**CHALLENGE:** Render the material again word for word, skipping the pictures in it.

**EXCERPTED RECORDS:**
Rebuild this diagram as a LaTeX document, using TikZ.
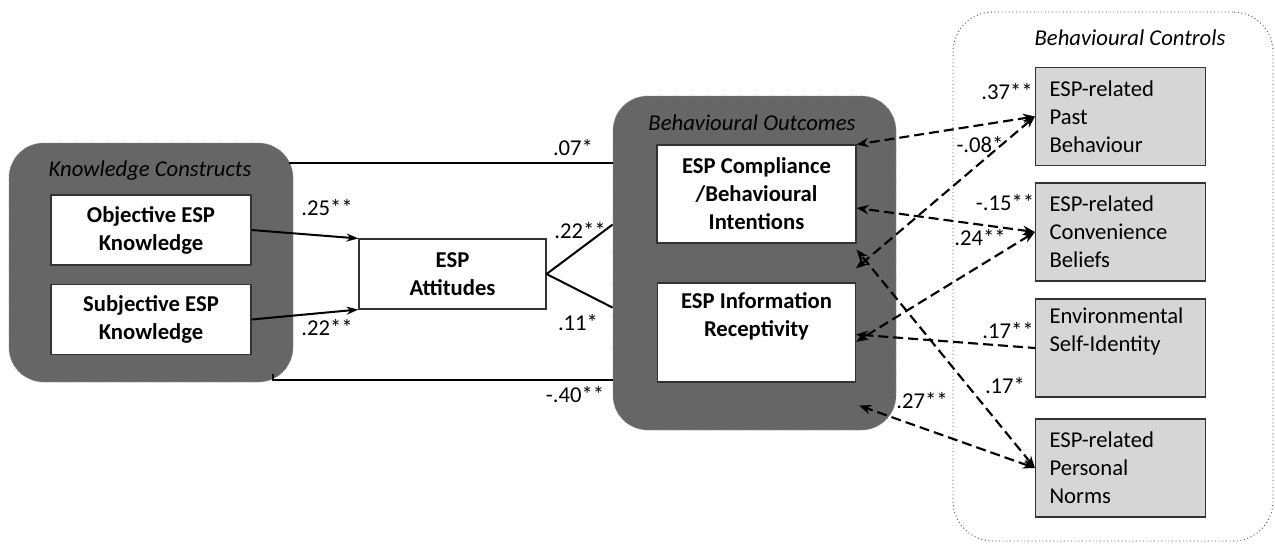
\documentclass[tikz,border=0pt]{standalone}
\usepackage{fontspec}
\setmainfont{Carlito}
\usetikzlibrary{arrows.meta,calc}
\definecolor{grpgray}{RGB}{102,102,102}
\definecolor{ctrlgray}{RGB}{214,214,214}

\begin{document}
\begin{tikzpicture}[x=0.75pt,y=0.75pt,yscale=-1,xscale=1,
  font=\fontsize{17}{21}\selectfont,
  group/.style={draw=black!45, densely dotted, line width=0.6pt, fill=grpgray, rounded corners=26pt, inner sep=0pt},
  ctrlgroup/.style={draw=black!70, dotted, line width=0.7pt, fill=white, rounded corners=30pt, inner sep=0pt},
  grplabel/.style={font=\fontsize{17}{21}\selectfont\itshape, inner sep=0.75pt},
  box/.style={draw=black!80, line width=0.8pt, fill=white, align=center, font=\fontsize{17}{21}\selectfont\bfseries, inner sep=2pt},
  ctrlbox/.style={draw=black!80, line width=0.8pt, fill=ctrlgray, align=left, text width=106.5pt, inner xsep=10.5pt, inner ysep=3pt, minimum height=73.5pt},
  coef/.style={inner sep=0.75pt},
  link/.style={line width=1.5pt},
  twoway/.style={line width=1.6pt, dash pattern=on 7.5pt off 3.75pt, {Stealth[length=9pt,width=7pt]}-{Stealth[length=9pt,width=7pt]}},
  oneway/.style={line width=1.6pt, dash pattern=on 7.5pt off 3.75pt, {Stealth[length=9pt,width=7pt]}-}]
\useasboundingbox (0,0) rectangle (1275,544);
% Group boxes
\draw (1113,276.5) node [ctrlgroup, minimum width=240pt, minimum height=396.75pt] (bc) {};
\draw (151,262.5) node [group, minimum width=213pt, minimum height=179.25pt] (kc) {};
\draw (754.5,263) node [group, minimum width=212.25pt, minimum height=250.5pt] (bo) {};
% Group titles
\draw (150,171) node [grplabel] (kclab) {Knowledge Constructs};
\draw (752,123) node [grplabel] (bolab) {Behavioural Outcomes};
\draw (1130,38) node [grplabel] (bclab) {Behavioural Controls};
% Knowledge constructs
\draw (151,230) node [box, minimum width=150pt, minimum height=52.5pt] (obj) {Objective ESP\\Knowledge};
\draw (151,319.5) node [box, minimum width=150pt, minimum height=52.5pt] (subj) {Subjective ESP\\Knowledge};
% Attitudes
\draw (452.5,274) node [box, minimum width=140.25pt, minimum height=52.5pt] (att) {ESP\\Attitudes};
% Outcomes
\draw (756.5,194) node [box, minimum width=149.25pt, minimum height=73.5pt] (comp) {ESP Compliance\\/Behavioural\\Intentions};
\draw (756.5,332.5) node [box, minimum width=148.5pt, minimum height=74.25pt] (rec) {ESP Information\\Receptivity\\\strut};
% Controls
\draw (1120.5,116.5) node [ctrlbox] (pb) {ESP-related\\Past\\Behaviour};
\draw (1120.5,232) node [ctrlbox] (cb) {ESP-related\\Convenience\\Beliefs};
\draw (1120.5,348) node [ctrlbox] (ei) {Environmental\\Self-Identity\\\strut};
\draw (1120.5,468) node [ctrlbox] (pn) {ESP-related\\Personal\\Norms};
% Solid paths
\draw [link, -{Stealth[length=9pt,width=6pt]}] (obj.east) -- (att.north west);
\draw [link, -{Stealth[length=9pt,width=6pt]}] (subj.east) -- (att.south west);
\draw [link] (att.east) -- ($(bo.north west)+(0,129)$);
\draw [link] (att.east) -- ($(bo.north west)+(0,212)$);
\draw [link] ($(kc.north east)+(-4,20)$) -- ($(bo.north west)+(0,67)$);
\draw [link] ($(kc.south east)+(-20,-8)$) |- ($(bo.north west)+(0,284)$);
% Dashed paths
\draw [twoway] (pb.west) -- (comp.north east);
\draw [twoway] (pb.west) -- ([yshift=-10.5pt]rec.north east);
\draw [twoway] (cb.west) -- ([yshift=10.5pt]comp.east);
\draw [twoway] (cb.west) -- ([yshift=7pt]rec.east);
\draw [oneway] ([yshift=1.5pt]rec.east) -- (ei.west);
\draw [twoway] (pn.west) -- ([yshift=4.5pt]comp.south east);
\draw [twoway] (pn.west) -- ($(rec.south east)+(3,23)$);
% Coefficients
\draw (573,148) node [coef] (c07) {.07*};
\draw (327,208) node [coef] (c25) {.25**};
\draw (327,328) node [coef] (c22a) {.22**};
\draw (580,231) node [coef] (c22b) {.22**};
\draw (578,323) node [coef] (c11) {.11*};
\draw (575,395) node [coef] (c40) {-.40**};
\draw (1007,92) node [coef] (c37) {.37**};
\draw (980,145) node [coef] (c08) {-.08*};
\draw (1005,203) node [coef] (c15) {-.15**};
\draw (980,238) node [coef] (c24) {.24**};
\draw (1008,331) node [coef] (c17a) {.17**};
\draw (1005,386) node [coef] (c17b) {.17*};
\draw (922,401) node [coef] (c27) {.27**};
\end{tikzpicture}
\end{document}
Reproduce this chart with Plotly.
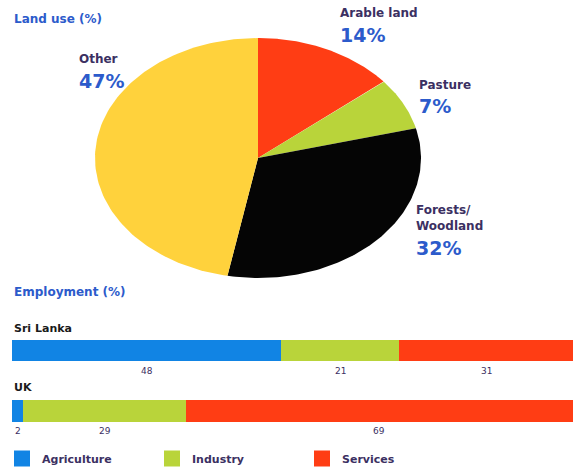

**WRITTEN RESPONSE:**
Rebuild this diagram as a LaTeX document, using TikZ.
\documentclass[tikz,border=0pt]{standalone}
\usepackage{fontspec}
\setmainfont{Carlito}
\usetikzlibrary{arrows.meta,calc}
\definecolor{grpgray}{RGB}{102,102,102}
\definecolor{ctrlgray}{RGB}{214,214,214}

\begin{document}
\begin{tikzpicture}[x=0.75pt,y=0.75pt,yscale=-1,xscale=1,
  font=\fontsize{17}{21}\selectfont,
  group/.style={draw=black!45, densely dotted, line width=0.6pt, fill=grpgray, rounded corners=26pt, inner sep=0pt},
  ctrlgroup/.style={draw=black!70, dotted, line width=0.7pt, fill=white, rounded corners=30pt, inner sep=0pt},
  grplabel/.style={font=\fontsize{17}{21}\selectfont\itshape, inner sep=0.75pt},
  box/.style={draw=black!80, line width=0.8pt, fill=white, align=center, font=\fontsize{17}{21}\selectfont\bfseries, inner sep=2pt},
  ctrlbox/.style={draw=black!80, line width=0.8pt, fill=ctrlgray, align=left, text width=106.5pt, inner xsep=10.5pt, inner ysep=3pt, minimum height=73.5pt},
  coef/.style={inner sep=0.75pt},
  link/.style={line width=1.5pt},
  twoway/.style={line width=1.6pt, dash pattern=on 7.5pt off 3.75pt, {Stealth[length=9pt,width=7pt]}-{Stealth[length=9pt,width=7pt]}},
  oneway/.style={line width=1.6pt, dash pattern=on 7.5pt off 3.75pt, {Stealth[length=9pt,width=7pt]}-}]
\useasboundingbox (0,0) rectangle (1275,544);
% Group boxes
\draw (1113,276.5) node [ctrlgroup, minimum width=240pt, minimum height=396.75pt] (bc) {};
\draw (151,262.5) node [group, minimum width=213pt, minimum height=179.25pt] (kc) {};
\draw (754.5,263) node [group, minimum width=212.25pt, minimum height=250.5pt] (bo) {};
% Group titles
\draw (150,171) node [grplabel] (kclab) {Knowledge Constructs};
\draw (752,123) node [grplabel] (bolab) {Behavioural Outcomes};
\draw (1130,38) node [grplabel] (bclab) {Behavioural Controls};
% Knowledge constructs
\draw (151,230) node [box, minimum width=150pt, minimum height=52.5pt] (obj) {Objective ESP\\Knowledge};
\draw (151,319.5) node [box, minimum width=150pt, minimum height=52.5pt] (subj) {Subjective ESP\\Knowledge};
% Attitudes
\draw (452.5,274) node [box, minimum width=140.25pt, minimum height=52.5pt] (att) {ESP\\Attitudes};
% Outcomes
\draw (756.5,194) node [box, minimum width=149.25pt, minimum height=73.5pt] (comp) {ESP Compliance\\/Behavioural\\Intentions};
\draw (756.5,332.5) node [box, minimum width=148.5pt, minimum height=74.25pt] (rec) {ESP Information\\Receptivity\\\strut};
% Controls
\draw (1120.5,116.5) node [ctrlbox] (pb) {ESP-related\\Past\\Behaviour};
\draw (1120.5,232) node [ctrlbox] (cb) {ESP-related\\Convenience\\Beliefs};
\draw (1120.5,348) node [ctrlbox] (ei) {Environmental\\Self-Identity\\\strut};
\draw (1120.5,468) node [ctrlbox] (pn) {ESP-related\\Personal\\Norms};
% Solid paths
\draw [link, -{Stealth[length=9pt,width=6pt]}] (obj.east) -- (att.north west);
\draw [link, -{Stealth[length=9pt,width=6pt]}] (subj.east) -- (att.south west);
\draw [link] (att.east) -- ($(bo.north west)+(0,129)$);
\draw [link] (att.east) -- ($(bo.north west)+(0,212)$);
\draw [link] ($(kc.north east)+(-4,20)$) -- ($(bo.north west)+(0,67)$);
\draw [link] ($(kc.south east)+(-20,-8)$) |- ($(bo.north west)+(0,284)$);
% Dashed paths
\draw [twoway] (pb.west) -- (comp.north east);
\draw [twoway] (pb.west) -- ([yshift=-10.5pt]rec.north east);
\draw [twoway] (cb.west) -- ([yshift=10.5pt]comp.east);
\draw [twoway] (cb.west) -- ([yshift=7pt]rec.east);
\draw [oneway] ([yshift=1.5pt]rec.east) -- (ei.west);
\draw [twoway] (pn.west) -- ([yshift=4.5pt]comp.south east);
\draw [twoway] (pn.west) -- ($(rec.south east)+(3,23)$);
% Coefficients
\draw (573,148) node [coef] (c07) {.07*};
\draw (327,208) node [coef] (c25) {.25**};
\draw (327,328) node [coef] (c22a) {.22**};
\draw (580,231) node [coef] (c22b) {.22**};
\draw (578,323) node [coef] (c11) {.11*};
\draw (575,395) node [coef] (c40) {-.40**};
\draw (1007,92) node [coef] (c37) {.37**};
\draw (980,145) node [coef] (c08) {-.08*};
\draw (1005,203) node [coef] (c15) {-.15**};
\draw (980,238) node [coef] (c24) {.24**};
\draw (1008,331) node [coef] (c17a) {.17**};
\draw (1005,386) node [coef] (c17b) {.17*};
\draw (922,401) node [coef] (c27) {.27**};
\end{tikzpicture}
\end{document}
Reproduce this chart with Plotly.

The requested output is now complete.